Jak co roku, Apple szykuje szereg ulepszeń i rozszerzeń możliwości fotograficznych. Tych modyfikacji nie widać oczywiście na zewnątrz. Jak wspomniałem we wstępie, tylna część podstawowego modelu serii 13, 14 i 15 wygląda na tyle podobnie, że o ile nie pamiętamy palety kolorów dostępnych w poszczególnych seriach, o tyle na pierwszy rzut oka trudno powiedzieć, z którym wariantem mamy do czynienia. Tak naprawdę żaden z kolorów nie występuje w takim samym odcieniu we wszystkich kolejnych generacjach. Nawet czarny nazywa się tak dopiero w najnowszej odsłonie. Wcześniej określano go jako Północ. Zgadniecie, które zdjęcia przedstawia konkretną wersję?

Według najnowszych doniesień medialnych iPhone 16 swoim wyglądem będzie wyraźnie nawiązywał do serii 12, w przypadku której obiektywy tylnych aparatów fotograficznych były umiejscowione w układzie jeden pod drugim. Muszę przyznać, że ucieszyłaby mnie ta zmiana.

Jak widać na powyższych schematach, oprócz pionowo usytuowanych obiektywów na wyspie znalazło się jeszcze miejsce na mikrofon, natomiast dioda doświetlająca wylądowała już poza wyniesieniem. Przy okazji da się też zauważyć, że w porównaniu do obecnej generacji obszar aparatów fotograficznych wystaje nieco bardziej z powierzchni pleców smartfona. Potencjalnie może to oznaczać, iż iPhone 16 będzie dysponował większym rozmiarem czujników, co byłoby bardzo dobrą informacją dla wszystkich zainteresowanych tym właśnie wariantem.

iPhone 12
iPhone 12

 

Z publikowanych wcześniej doniesień wynika, że iPhone 16 i iPhone 16 Plus mogą zostać wyposażone w skaner LiDAR, który jest niezbędny do przestrzennego nagrywania wideo. Zbiera on informacje na temat głębi otoczenia i do tej pory był dostępny w iPhone’ach Pro. Gdyby faktycznie tak się stało, byłaby to kolejna z funkcji smartfona Apple, która po czasie trafiłaby do podstawowej wersji. Tak było na przykład z Dynamic Island, która debiutowała w 14 Pro, a w serii 15 pojawiała się już w we wszystkich modelach.

Warto dodać, że filmy przestrzenne można nagrywać i oglądać w goglach Vision Pro, o których jest obecnie głośno.

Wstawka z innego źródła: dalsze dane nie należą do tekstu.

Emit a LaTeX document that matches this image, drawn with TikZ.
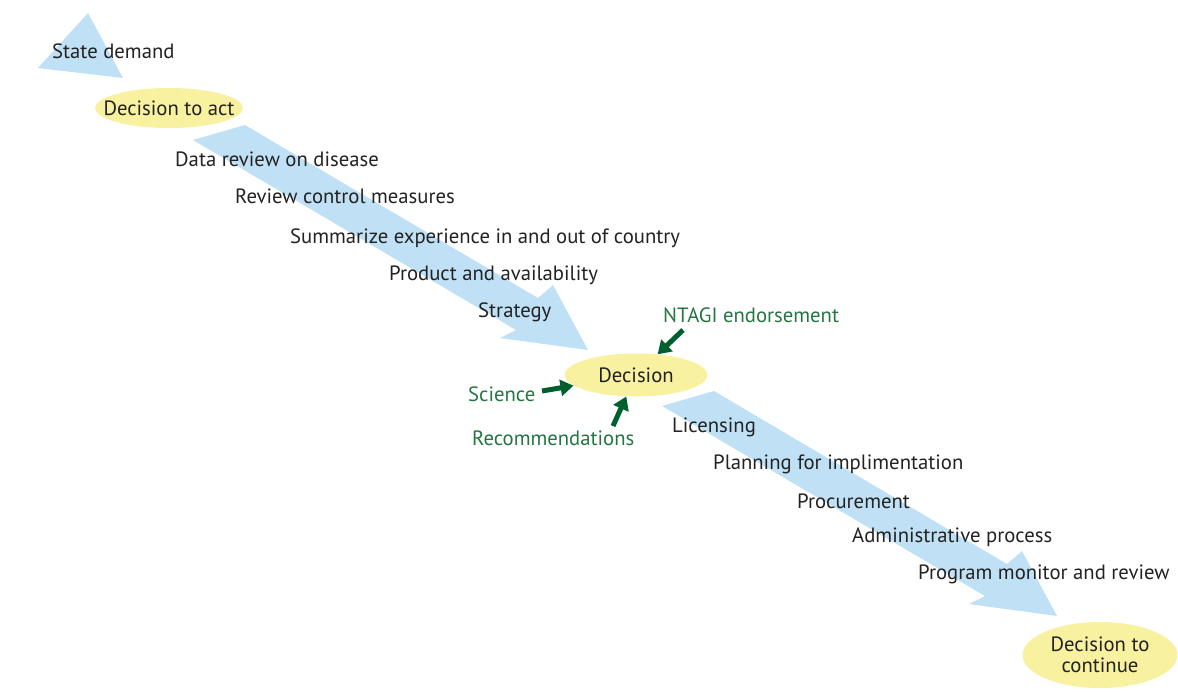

Apple Vision Pro sprzedało się rewelacyjnie. Bateria i aparat na minus, ale ogólne wrażenia fantastyczne

Na opublikowanych w serwisie X rysunkach technicznych zamazano niestety wymiary urządzenia.  Musimy mieć na uwadze, jak zawsze w przypadku tego typu przecieków, że do premiery urządzenia pozostało jeszcze trochę czasu, a sam schemat może pochodzić z wcześniejszych etapów projektowania urządzenia. Jeszcze kilka dni temu pojawiły się informacje, że iPhone 16 pod względem wyglądu nie będzie różnił się znacząco od swoich poprzedników. Która z wersji okaże się prawdą? Przekonamy się już wkrótce!